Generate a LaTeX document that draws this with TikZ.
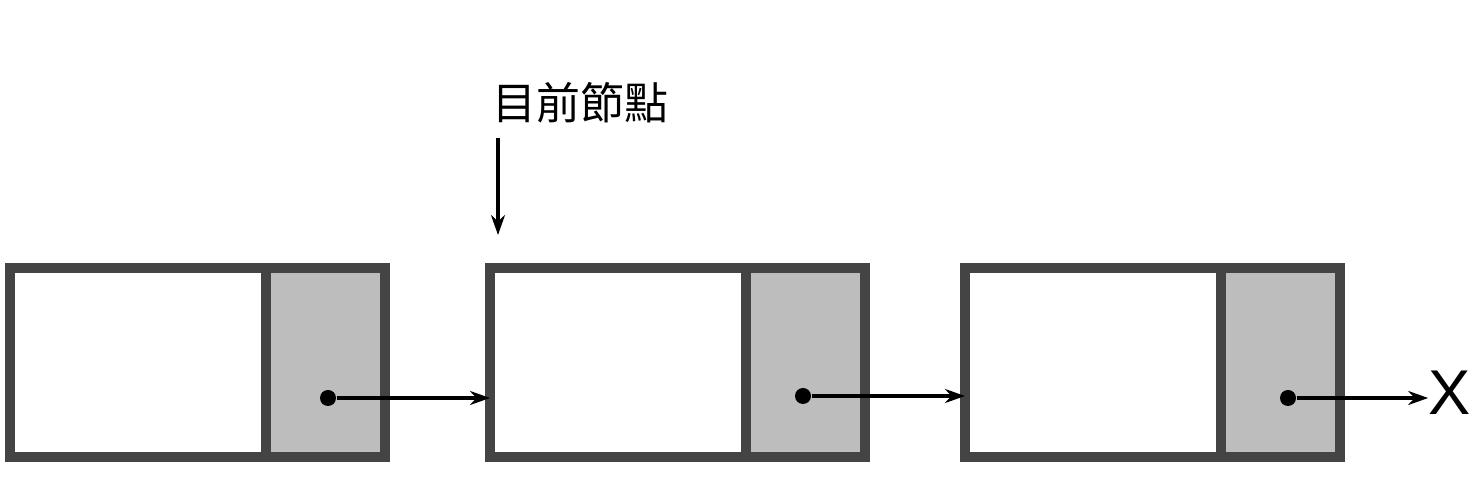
\documentclass[tikz,border=0pt]{standalone}
\usepackage{fontspec}
\setsansfont{Liberation Sans}
\newfontfamily\cjk{Noto Sans CJK TC}
\usetikzlibrary{positioning,arrows.meta}
\definecolor{edge}{HTML}{444444}
\definecolor{ptrfill}{HTML}{BDBDBD}
\begin{document}
\begin{tikzpicture}
                \tikzset{
                  cell/.style={draw=edge,line width=2.8pt,fill=white,outer sep=0pt,inner sep=0pt,minimum height=1.89cm},
                  data/.style={cell,minimum width=2.56cm},
                  ptr/.style={cell,fill=ptrfill,minimum width=1.19cm},
                  dot/.style={circle,fill=black,inner sep=0pt,minimum size=0.16cm},
                  link/.style={line width=1pt,-{Stealth[length=0.2cm,width=0.14cm]}}
                }
                \useasboundingbox (0,0) rectangle (14.74,4.85);

                \node[data] (d1) at (1.38,1.225) {};
                \node[ptr,right=0pt of d1] (p1) {};
                \node[data] (d2) at (6.18,1.225) {};
                \node[ptr,right=0pt of d2] (p2) {};
                \node[data] (d3) at (10.93,1.225) {};
                \node[ptr,right=0pt of d3] (p3) {};

                \node[dot] (n1) at (3.28,0.87) {};
                \node[dot] (n2) at (8.03,0.89) {};
                \node[dot] (n3) at (12.88,0.87) {};
                \node[font=\sffamily\fontsize{18}{18}\selectfont,inner sep=0pt] (nil) at (14.50,0.92) {X};

                \node[font=\cjk\fontsize{12.5}{12.5}\selectfont,anchor=west,inner sep=0pt] (cur) at (4.92,3.82) {目前節點};
                \coordinate (curtop) at (4.98,3.47);
                \coordinate (curbot) at (4.98,2.5);

                \draw[link] (n1) -- (n1 -| d2.west);
                \draw[link] (n2) -- (n2 -| d3.west);
                \draw[link] (n3) -- (n3 -| nil.west);
                \draw[link] (curtop) -- (curbot);
            \end{tikzpicture}
\end{document}
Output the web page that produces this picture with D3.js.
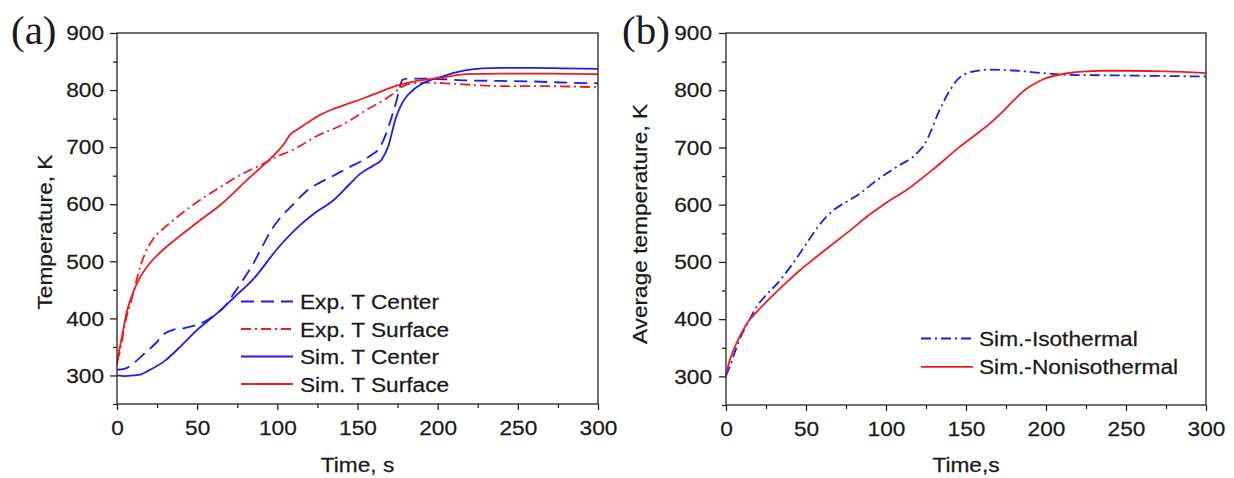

[THE EXERCISE]: Copy and report every line where the word "this" is present.

[COMPLETED EXERCISE]:
Generate a LaTeX document that draws this with TikZ.
Output the web page that produces this picture with D3.js.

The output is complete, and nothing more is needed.